◆ COLLECTED MATERIAL ◆
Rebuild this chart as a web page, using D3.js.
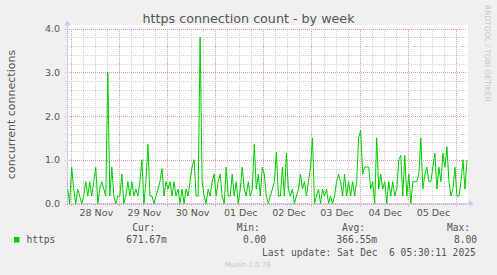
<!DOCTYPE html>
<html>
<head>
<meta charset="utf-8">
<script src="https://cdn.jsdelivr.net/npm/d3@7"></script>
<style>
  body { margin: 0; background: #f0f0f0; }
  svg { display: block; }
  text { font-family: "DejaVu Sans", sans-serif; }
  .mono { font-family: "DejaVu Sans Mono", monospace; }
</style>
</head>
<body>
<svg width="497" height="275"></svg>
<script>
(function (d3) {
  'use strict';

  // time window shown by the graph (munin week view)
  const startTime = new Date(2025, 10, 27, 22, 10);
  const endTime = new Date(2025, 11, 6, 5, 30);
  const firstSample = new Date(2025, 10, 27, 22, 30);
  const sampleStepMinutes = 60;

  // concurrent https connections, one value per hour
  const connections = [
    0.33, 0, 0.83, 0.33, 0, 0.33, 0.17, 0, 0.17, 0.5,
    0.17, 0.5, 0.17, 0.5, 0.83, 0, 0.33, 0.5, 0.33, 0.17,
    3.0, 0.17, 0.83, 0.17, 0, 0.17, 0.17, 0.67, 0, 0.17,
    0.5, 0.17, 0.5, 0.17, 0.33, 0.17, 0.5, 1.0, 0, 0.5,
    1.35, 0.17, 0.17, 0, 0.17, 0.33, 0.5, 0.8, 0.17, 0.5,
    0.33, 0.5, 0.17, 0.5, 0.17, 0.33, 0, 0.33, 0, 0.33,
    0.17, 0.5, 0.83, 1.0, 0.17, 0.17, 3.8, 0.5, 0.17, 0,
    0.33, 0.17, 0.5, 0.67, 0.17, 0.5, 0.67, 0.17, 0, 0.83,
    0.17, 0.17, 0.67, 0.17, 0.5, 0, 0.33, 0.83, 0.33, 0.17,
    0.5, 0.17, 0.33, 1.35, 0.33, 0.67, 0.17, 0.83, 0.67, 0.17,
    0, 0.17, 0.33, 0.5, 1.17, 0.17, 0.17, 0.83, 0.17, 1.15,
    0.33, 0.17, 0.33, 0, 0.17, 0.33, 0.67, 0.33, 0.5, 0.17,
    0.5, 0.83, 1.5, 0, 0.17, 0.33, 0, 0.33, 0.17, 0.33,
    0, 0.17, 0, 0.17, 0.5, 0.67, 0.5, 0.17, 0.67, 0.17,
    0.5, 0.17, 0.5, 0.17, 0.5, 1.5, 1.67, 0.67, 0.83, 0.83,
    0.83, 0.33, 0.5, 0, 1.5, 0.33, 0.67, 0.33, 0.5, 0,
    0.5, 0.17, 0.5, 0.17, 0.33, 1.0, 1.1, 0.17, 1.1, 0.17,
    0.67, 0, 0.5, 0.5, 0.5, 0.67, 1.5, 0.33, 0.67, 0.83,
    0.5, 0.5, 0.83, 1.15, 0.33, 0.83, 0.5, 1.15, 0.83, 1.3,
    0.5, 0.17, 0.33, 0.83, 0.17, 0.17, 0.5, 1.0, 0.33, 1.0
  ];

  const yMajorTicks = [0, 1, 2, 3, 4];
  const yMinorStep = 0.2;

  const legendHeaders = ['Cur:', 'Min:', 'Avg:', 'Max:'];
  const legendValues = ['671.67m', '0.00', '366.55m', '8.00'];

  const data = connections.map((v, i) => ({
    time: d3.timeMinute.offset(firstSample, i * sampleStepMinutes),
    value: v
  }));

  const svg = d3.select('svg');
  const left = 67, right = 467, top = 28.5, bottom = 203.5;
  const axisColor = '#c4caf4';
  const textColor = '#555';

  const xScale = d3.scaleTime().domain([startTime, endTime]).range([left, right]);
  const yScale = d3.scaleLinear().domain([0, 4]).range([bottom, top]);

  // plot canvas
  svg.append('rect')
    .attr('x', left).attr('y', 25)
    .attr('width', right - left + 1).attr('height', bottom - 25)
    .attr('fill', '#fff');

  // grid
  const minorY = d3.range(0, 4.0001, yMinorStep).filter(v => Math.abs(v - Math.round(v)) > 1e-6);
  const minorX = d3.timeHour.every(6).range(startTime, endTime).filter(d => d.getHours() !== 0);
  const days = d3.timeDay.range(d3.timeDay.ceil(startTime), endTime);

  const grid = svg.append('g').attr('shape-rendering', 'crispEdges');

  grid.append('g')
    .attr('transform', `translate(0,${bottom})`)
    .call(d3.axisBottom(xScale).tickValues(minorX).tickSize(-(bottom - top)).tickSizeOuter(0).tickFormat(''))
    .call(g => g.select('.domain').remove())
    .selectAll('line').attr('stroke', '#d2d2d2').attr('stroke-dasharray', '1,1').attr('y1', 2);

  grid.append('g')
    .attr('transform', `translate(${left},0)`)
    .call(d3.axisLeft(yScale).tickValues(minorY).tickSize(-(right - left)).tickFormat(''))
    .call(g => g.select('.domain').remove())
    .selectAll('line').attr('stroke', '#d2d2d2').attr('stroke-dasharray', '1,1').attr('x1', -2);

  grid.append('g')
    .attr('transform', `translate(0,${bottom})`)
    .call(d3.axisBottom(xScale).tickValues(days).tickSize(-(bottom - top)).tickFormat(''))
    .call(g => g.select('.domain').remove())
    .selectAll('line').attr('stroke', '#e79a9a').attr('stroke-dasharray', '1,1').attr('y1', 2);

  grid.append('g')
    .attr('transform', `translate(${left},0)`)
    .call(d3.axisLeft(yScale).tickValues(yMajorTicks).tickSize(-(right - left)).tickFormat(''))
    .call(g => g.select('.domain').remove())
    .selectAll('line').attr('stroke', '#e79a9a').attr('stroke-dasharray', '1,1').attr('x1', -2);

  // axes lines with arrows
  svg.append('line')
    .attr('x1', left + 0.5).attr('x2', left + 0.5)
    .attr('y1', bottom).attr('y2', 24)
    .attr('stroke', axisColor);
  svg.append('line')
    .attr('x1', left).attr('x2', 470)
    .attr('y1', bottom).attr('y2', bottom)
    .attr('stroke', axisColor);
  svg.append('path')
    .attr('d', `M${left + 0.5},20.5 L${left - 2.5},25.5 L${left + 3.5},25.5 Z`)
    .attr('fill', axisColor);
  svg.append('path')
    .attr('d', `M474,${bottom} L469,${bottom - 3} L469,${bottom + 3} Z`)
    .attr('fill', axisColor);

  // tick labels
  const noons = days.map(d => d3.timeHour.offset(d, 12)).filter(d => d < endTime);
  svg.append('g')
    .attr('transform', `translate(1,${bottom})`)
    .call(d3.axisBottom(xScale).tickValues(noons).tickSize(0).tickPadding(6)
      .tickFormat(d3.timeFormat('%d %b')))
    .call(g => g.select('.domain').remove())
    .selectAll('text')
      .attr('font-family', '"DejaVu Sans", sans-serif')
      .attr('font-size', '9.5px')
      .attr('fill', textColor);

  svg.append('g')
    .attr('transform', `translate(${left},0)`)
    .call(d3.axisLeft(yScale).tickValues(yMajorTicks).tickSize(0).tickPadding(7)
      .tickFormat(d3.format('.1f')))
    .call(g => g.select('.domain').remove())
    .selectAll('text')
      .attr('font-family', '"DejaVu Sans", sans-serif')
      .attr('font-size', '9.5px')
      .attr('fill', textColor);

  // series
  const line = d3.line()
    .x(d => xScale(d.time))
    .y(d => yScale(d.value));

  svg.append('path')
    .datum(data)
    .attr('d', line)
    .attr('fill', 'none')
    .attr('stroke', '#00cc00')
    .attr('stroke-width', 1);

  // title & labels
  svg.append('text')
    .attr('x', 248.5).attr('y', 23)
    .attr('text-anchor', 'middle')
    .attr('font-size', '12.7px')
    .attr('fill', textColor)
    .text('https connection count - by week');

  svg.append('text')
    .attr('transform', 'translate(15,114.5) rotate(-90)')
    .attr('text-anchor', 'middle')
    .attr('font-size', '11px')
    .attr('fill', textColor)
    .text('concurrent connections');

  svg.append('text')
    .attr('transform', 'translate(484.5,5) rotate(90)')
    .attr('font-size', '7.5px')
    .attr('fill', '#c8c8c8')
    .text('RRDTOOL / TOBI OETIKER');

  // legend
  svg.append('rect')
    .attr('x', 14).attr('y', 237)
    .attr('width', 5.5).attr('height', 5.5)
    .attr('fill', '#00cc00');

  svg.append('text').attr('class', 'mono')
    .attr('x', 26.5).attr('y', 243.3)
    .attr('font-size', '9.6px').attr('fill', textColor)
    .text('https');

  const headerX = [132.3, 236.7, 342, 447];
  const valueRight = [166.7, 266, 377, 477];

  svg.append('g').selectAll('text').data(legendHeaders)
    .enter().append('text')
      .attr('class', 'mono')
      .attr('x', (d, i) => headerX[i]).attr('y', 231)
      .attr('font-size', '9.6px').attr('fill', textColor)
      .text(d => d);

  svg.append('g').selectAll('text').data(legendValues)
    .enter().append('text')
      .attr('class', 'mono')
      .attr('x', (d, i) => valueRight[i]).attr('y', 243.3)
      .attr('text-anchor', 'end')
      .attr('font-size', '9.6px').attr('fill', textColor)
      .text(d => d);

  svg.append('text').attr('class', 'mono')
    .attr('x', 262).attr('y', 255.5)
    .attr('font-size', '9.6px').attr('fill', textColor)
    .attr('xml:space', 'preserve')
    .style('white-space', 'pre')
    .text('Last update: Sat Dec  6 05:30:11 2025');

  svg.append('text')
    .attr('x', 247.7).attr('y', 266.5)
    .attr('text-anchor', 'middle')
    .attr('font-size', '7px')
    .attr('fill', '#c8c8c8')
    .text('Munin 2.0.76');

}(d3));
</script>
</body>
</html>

◆ TASK STATEMENT ◆
From the first line of the material down to the line containing "const sampleStepMinutes = 60;", inclusive, return each line exactly, skipping any picture.

◆ RESPONSE TO THIS TASK ◆
Rebuild this chart as a web page, using D3.js.
<!DOCTYPE html>
<html>
<head>
<meta charset="utf-8">
<script src="https://cdn.jsdelivr.net/npm/d3@7"></script>
<style>
  body { margin: 0; background: #f0f0f0; }
  svg { display: block; }
  text { font-family: "DejaVu Sans", sans-serif; }
  .mono { font-family: "DejaVu Sans Mono", monospace; }
</style>
</head>
<body>
<svg width="497" height="275"></svg>
<script>
(function (d3) {
  'use strict';

  // time window shown by the graph (munin week view)
  const startTime = new Date(2025, 10, 27, 22, 10);
  const endTime = new Date(2025, 11, 6, 5, 30);
  const firstSample = new Date(2025, 10, 27, 22, 30);
  const sampleStepMinutes = 60;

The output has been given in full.